Back in Neligh, people tied green ribbons on trees, light poles and mailboxes, and stuck placards in their yards with her picture.
The boys of the Valentine High School basketball team, which Levi Loofe coaches, afixed green ribbons to their shoes. Their opponents at O'Neill wore green warm-up gear to show they cared, he said.
"I'm a teacher and a coach, and it almost felt like all the moms of the boys that I coach started to treat me as one of their own," Levi Loofe said.
After investigators found her remains Dec. 4, more than 100 people — some who knew Sydney, and many who didn't — gathered for a candlelight vigil at Lincoln's Sunken Gardens.
At her packed memorial service Dec. 11, friends and relatives presented the Loofe family with angel statuettes, which are now on display in the family home.
Her coworkers at Menards raised money to buy a plaque for a bench at Henry Doorly Zoo, one of Sydney's favorite places. Money given to the family in her memory purchased two more bench plaques at the zoo.
In May, the Ponca Tribe of Nebraska built and dedicated a bench looking out on the Elkhorn River to honor Sydney at Neligh's Riverside Park. The tribe's chairman told the Antelope County News the tribe wanted to recognize her and her memory and reciprocate the efforts of Neligh to care for the grave of a Ponca girl who died there while on the Trail of Tears 141 years ago.Â
The Omaha-based Set Me Free Project, which fights human trafficking and promotes social media safety, created a $3,000 scholarship in Loofe's name for a Nebraska high school student seeking to study criminal justice, social work or cybersafety after graduation.
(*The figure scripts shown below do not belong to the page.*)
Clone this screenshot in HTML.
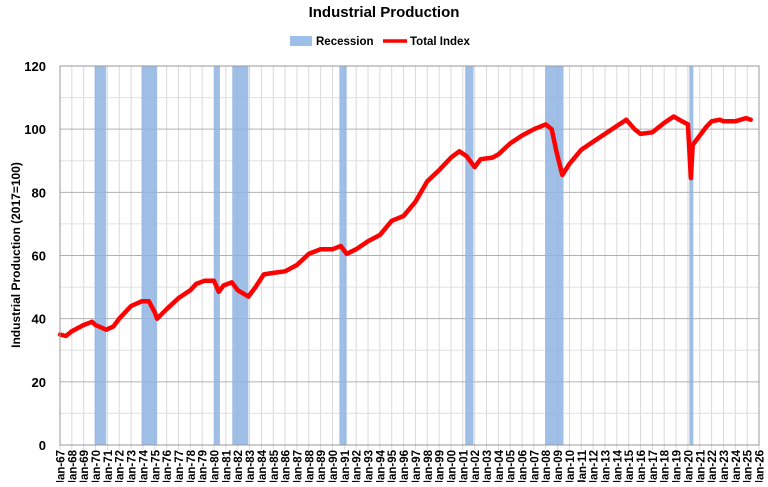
<!DOCTYPE html>
<html><head><meta charset="utf-8"><style>
body{margin:0;background:#fff;width:768px;height:482px;overflow:hidden;font-family:"Liberation Sans",sans-serif}
svg text{font-family:"Liberation Sans",sans-serif}
</style></head><body>
<svg id="c" width="768" height="482">
<text x="384" y="17" text-anchor="middle" font-size="15" font-weight="bold">Industrial Production</text>
<g>
<rect x="290" y="36" width="22" height="10" fill="#9dc0e8"/>
<text x="316" y="45" font-size="11.5" font-weight="bold">Recession</text>
<line x1="383" y1="41" x2="407" y2="41" stroke="#f00" stroke-width="3.5"/>
<text x="410" y="45" font-size="11.5" font-weight="bold">Total Index</text>
</g>
<text transform="translate(20,255) rotate(-90)" text-anchor="middle" font-size="12" font-weight="bold">Industrial Production (2017=100)</text>
<g id="grid"></g><g id="rec"></g><g id="line"></g><g id="axes"></g>
</svg>
<script>
const yTicks=[0,20,40,60,80,100,120];
const recStart=[1969.92,1973.88,1980.0,1981.54,1990.58,2001.2,2007.95,2020.12];
const recEnd=[1970.9,1975.2,1980.5,1982.9,1991.2,2001.9,2009.5,2020.35];
const dates=[1967.0,1967.5,1968,1969,1969.7,1970,1970.9,1971.5,1972,1973,1973.9,1974.5,1975.0,1975.2,1976,1977,1978,1978.5,1979.2,1980.0,1980.4,1980.8,1981.5,1982.0,1982.9,1983.5,1984.2,1985,1986,1987,1988,1989,1990,1990.7,1991.2,1992,1993,1994,1995,1996,1997,1998,1999,2000,2000.7,2001.3,2002.0,2002.5,2003.5,2004,2005,2006,2007,2008.0,2008.5,2008.9,2009.4,2010,2011,2012,2013,2014,2014.8,2015.5,2016,2017,2018,2018.8,2019.5,2020.0,2020.25,2020.4,2021,2021.5,2022,2022.7,2023,2024,2024.9,2025.3];
const values=[35,34.5,36,38,39,38,36.5,37.5,40,44,45.5,45.5,42,40,43,46.5,49,51,52,52,48.5,50.5,51.5,49,47,50,54,54.5,55,57,60.5,62,62,63,60.5,62,64.5,66.5,71,72.5,77,83.5,87,91,93,91.5,88,90.5,91,92,95.5,98,100,101.5,100,93,85.5,89,93.5,96,98.5,101,103,100,98.5,99,102,104,102.5,101.5,84.5,95,98,100.5,102.5,103,102.5,102.5,103.5,103];
const yearLabels=[];for(let y=1967;y<=2026;y++)yearLabels.push('Jan-'+String(y%100).padStart(2,'0'));
const L=60,R=759,T=66,B=445;
const X=t=>L+(t-1967)*(R-L)/59, Y=v=>B-v*(B-T)/120;
const NS='http://www.w3.org/2000/svg';
function mk(tag,attrs,parent){const e=document.createElementNS(NS,tag);for(const k in attrs)e.setAttribute(k,attrs[k]);document.getElementById(parent).appendChild(e);return e;}
for(let i=0;i<yearLabels.length;i++){const x=X(1967+i);
 const g=mk('line',{x1:x,y1:T,x2:x,y2:B+5,stroke:'#d9d9d9','stroke-width':1},'grid');
 
 
 const t=mk('text',{transform:`translate(${x+4.5},450) rotate(-90)`,'text-anchor':'end','font-size':11.5,'font-weight':'bold'},'axes');
 t.textContent=yearLabels[i];
 
 
}
for(let v=10;v<=120;v+=10){const l=mk('line',{x1:L,y1:Y(v),x2:R,y2:Y(v),stroke:v%20==0?'#b0b0b0':'#e0e0e0','stroke-width':1},'grid');
 
 }
for(const v of yTicks){const t=mk('text',{x:46,y:Y(v)+5,'text-anchor':'end','font-size':13,'font-weight':'bold'},'axes');
 t.textContent=v;
 
 }
for(let i=0;i<recStart.length;i++){const r=mk('rect',{x:X(recStart[i]),y:T,width:Math.max(X(recEnd[i])-X(recStart[i]),4),height:B-T,fill:'#8fb4e3','fill-opacity':0.85},'rec');
 
 }
const pts=dates.map((d,i)=>X(d).toFixed(1)+','+Y(values[i]).toFixed(1)).join(' ');
const p=mk('polyline',{points:pts,fill:'none',stroke:'#f00','stroke-width':4.5,'stroke-linejoin':'round','stroke-linecap':'round'},'line');


const ax=mk('line',{x1:L,y1:B,x2:R,y2:B,stroke:'#888','stroke-width':1},'axes');


const fr=mk('rect',{x:L,y:T,width:R-L,height:B-T,fill:'none',stroke:'#999','stroke-width':1},'axes');


</script>
</body></html>
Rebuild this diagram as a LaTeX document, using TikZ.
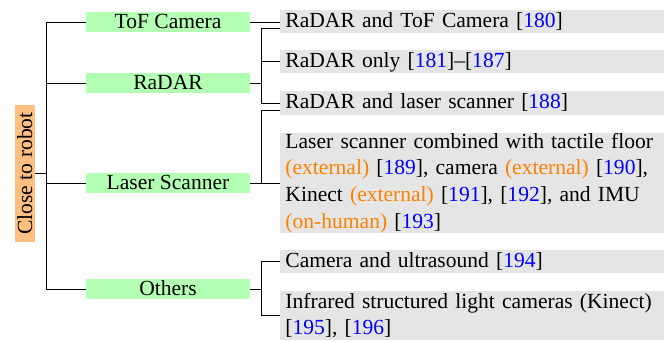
\documentclass[tikz,border=0pt]{standalone}
\usepackage{fontspec}
\setmainfont{Liberation Serif}
\definecolor{rootc}{RGB}{255,191,128}
\definecolor{catc}{RGB}{179,255,179}
\definecolor{leafc}{RGB}{229,229,229}
\definecolor{extc}{RGB}{255,128,0}
\newcommand\refn[1]{\textcolor{blue}{#1}}
\newcommand\ext[1]{\textcolor{extc}{#1}}
\begin{document}
\begin{tikzpicture}[x=0.45pt,y=-0.45pt, font=\fontsize{9.7}{12}\selectfont,
 rootbox/.style={fill=rootc, rotate=90, minimum width=61.65pt, minimum height=9pt, inner sep=0pt, text height=7.7pt, text depth=1.3pt},
 catbox/.style={fill=catc, minimum width=73.8pt, minimum height=9pt, inner sep=0pt, text height=7.3pt, text depth=1.7pt},
 leafbox/.style={fill=leafc, anchor=west, text width=168.3pt, inner xsep=2.25pt, inner ysep=0pt, align=left},
 leafone/.style={leafbox, text height=7.8pt, text depth=2.6pt},
 link/.style={line width=0.45pt}]
\useasboundingbox (0,0) rectangle (664,341);
\node[rootbox] (root) at (25,173.5) {Close to robot};
\node[catbox] (tof) at (168,22) {ToF Camera};
\node[catbox] (radar) at (168,83) {RaDAR};
\node[catbox] (laser) at (168,183) {Laser Scanner};
\node[catbox] (others) at (168,289) {Others};
\node[leafone] (l1) at (280,21.5) {RaDAR and ToF Camera [\refn{180}]};
\node[leafone] (l2) at (280,61.5) {RaDAR only [\refn{181}]--[\refn{187}]};
\node[leafone] (l3) at (280,103) {RaDAR and laser scanner [\refn{188}]};
\node[leafbox, minimum height=45pt] (l4) at (280,183) {\mbox{Laser scanner combined with tactile floor}\\ \mbox{\ext{(external)} [\refn{189}], camera \ext{(external)} [\refn{190}],}\\ \mbox{Kinect \ext{(external)} [\refn{191}], [\refn{192}], and IMU}\\ \mbox{\ext{(on-human)} [\refn{193}]}};
\node[leafone] (l5) at (280,261.5) {Camera and ultrasound [\refn{194}]};
\node[leafbox, minimum height=22pt] (l6) at (280,315.5) {\mbox{Infrared structured light cameras (Kinect)}\\{}[\refn{195}], [\refn{196}]};
\coordinate (jt) at (46,173.5);
\draw[link] (root.south) -- (jt);
\draw[link] (jt) |- (tof.west);
\draw[link] (jt) |- (radar.west);
\draw[link] (jt) |- (laser.west);
\draw[link] (jt) |- (others.west);
\draw[link] (tof.east) -- (tof.east -| l1.west);
\coordinate (jr) at (261,83);
\coordinate (r1) at (280,28);
\draw[link] (radar.east) -- (jr);
\draw[link] (jr) |- (r1);
\draw[link] (jr) |- (l2.west);
\draw[link] (jr) |- (l3.west);
\coordinate (jl) at (261,183);
\coordinate (s1) at (280,110);
\draw[link] (laser.east) -- (l4.west);
\draw[link] (jl) |- (s1);
\coordinate (jo) at (261,289);
\draw[link] (others.east) -- (jo);
\draw[link] (jo) |- (l5.west);
\draw[link] (jo) |- (l6.west);
\end{tikzpicture}
\end{document}
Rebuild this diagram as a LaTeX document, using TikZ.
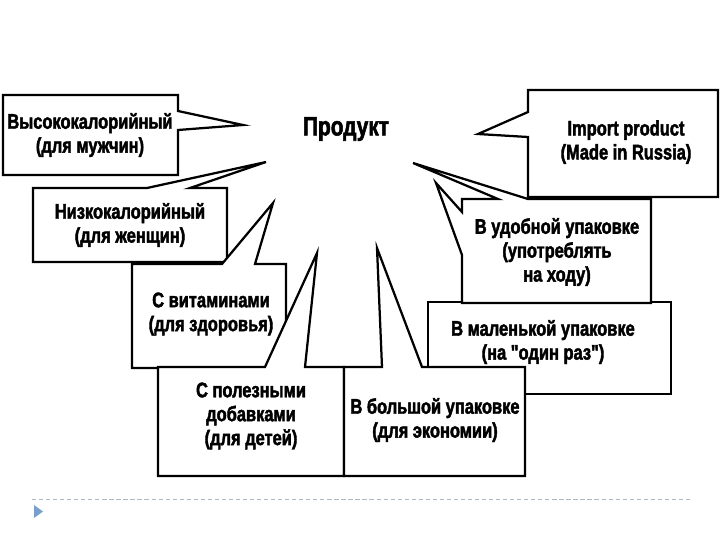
\documentclass[tikz,border=0pt]{standalone}
\usepackage{fontspec}
\setmainfont{Liberation Sans}[Ligatures=TeXOff, FakeStretch=0.78, BoldFeatures={FakeBold=2}]
\usepackage{tikz}
\definecolor{slidegray}{RGB}{175,185,195}
\definecolor{bulletblue}{RGB}{120,160,200}

\begin{document}
\begin{tikzpicture}[
    x=0.025cm, y=-0.025cm,
    every node/.style={font=\bfseries\fontsize{15}{17}\selectfont},
    callout/.style={draw=black, fill=white, line width=1.6pt, line join=miter},
    label/.style={align=center, inner sep=0pt}
]
\useasboundingbox (0,0) rectangle (720,540);

\draw[callout] (3,95) -- (178,95) -- (178,111) -- (243,125) -- (178,130) -- (178,175) -- (3,175) -- cycle;
\draw[callout] (33,188) -- (147,188) -- (266,162) -- (190,188) -- (227,188) -- (227,262) -- (33,262) -- cycle;
\draw[callout] (132,264) -- (222,264) -- (273,203) -- (255,264) -- (286,264) -- (286,368) -- (132,368) -- cycle;
\draw[callout] (158,367) -- (265,367) -- (317,253) -- (305,367) -- (344,367) -- (344,476) -- (158,476) -- cycle;
\draw[callout] (428,302) -- (671,302) -- (671,394) -- (428,394) -- cycle;
\draw[callout] (344,367) -- (382,367) -- (377,248) -- (422,367) -- (525,367) -- (525,476) -- (344,476) -- cycle;
\draw[callout] (462,199) -- (498,199) -- (413,163) -- (528,199) -- (651,199) -- (651,303) -- (462,303) -- (462,255) -- (436,183) -- (462,212) -- cycle;
\draw[callout] (528,90) -- (718,90) -- (718,197) -- (528,197) -- (528,137) -- (478,134) -- (528,112) -- cycle;

\node[label, font=\bfseries\fontsize{19}{20}\selectfont] (product) at (346,129) {Продукт};
\node[label] (high) at (90,135) {Высококалорийный\\(для мужчин)};
\node[label] (low) at (130,225) {Низкокалорийный\\(для женщин)};
\node[label] (vitamins) at (211,314) {С витаминами\\(для здоровья)};
\node[label] (additives) at (251,416) {С полезными\\добавками\\(для детей)};
\node[label] (big) at (435,420) {В большой упаковке\\(для экономии)};
\node[label] (small) at (543,342) {В маленькой упаковке\\(на "один раз")};
\node[label] (handy) at (557,252) {В удобной упаковке\\(употреблять\\на ходу)};
\node[label] (import) at (626,142) {Import product\\(Made in Russia)};

\draw[slidegray, densely dashed, line width=0.6pt] (32,499) -- (690,499);
\fill[bulletblue] (34,505) -- (43,511.5) -- (34,518) -- cycle;

\end{tikzpicture}
\end{document}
Seemingly everyone who knows the family has showered the Loofes with prayers and kind, uplifting words, Susie Loofe said. So have complete strangers.
"Without the love and support that we've received throughout the past year, I'm sure we would have never made it," Susie Loofe said.
In June, the Nebraska Attorney General's Office charged Boswell and the man who has described himself as Boswell's boyfriend, Aubrey Trail, with first-degree murder and unlawful disposal of human remains in Sydney Loofe's death. Prosecutors are seeking the death penalty against both.
The charges followed public confessions by Trail in February that he caused Sydney's death, which he claims was an accident.
For the Loofe family, the year has been agonizing, heart-rending and filled with tears.
George Loofe — who was honored in early 2018 as the Nebraska Rural Community School Association's principal of the year — retired from his job when school ended in the spring.
"The last year taught me that all of the things I tried to fix or take care of at work were petty compared to losing my child," he said. "I no longer wanted to deal with other people's problems."
MacKenzie Loofe has grappled with how to live without her confidante — "the one person I could go to for anything, someone who was always there for me."
In his answer to the Journal Star's questions, Levi Loofe said he felt uncomfortable even responding following the worst year of his life.
"Every memory that comes up is good," her brother said. "But there's always a tint of sadness that I'm not sure will ever detach itself from my memories of her."
Still, he hopes people will remember his sister's smile. And their mother clings to the sound of Sydney's laugh, a cackle that usually ended with her coughing uncontrollably and made everybody else laugh, too. Susie Loofe hopes she can continue remembering it.Â
She wants other parents to heed the cliches in today's world, she said:
"Please love your children. Pray for them every day. Take every opportunity to spend time with them. Live every moment as if it were your last."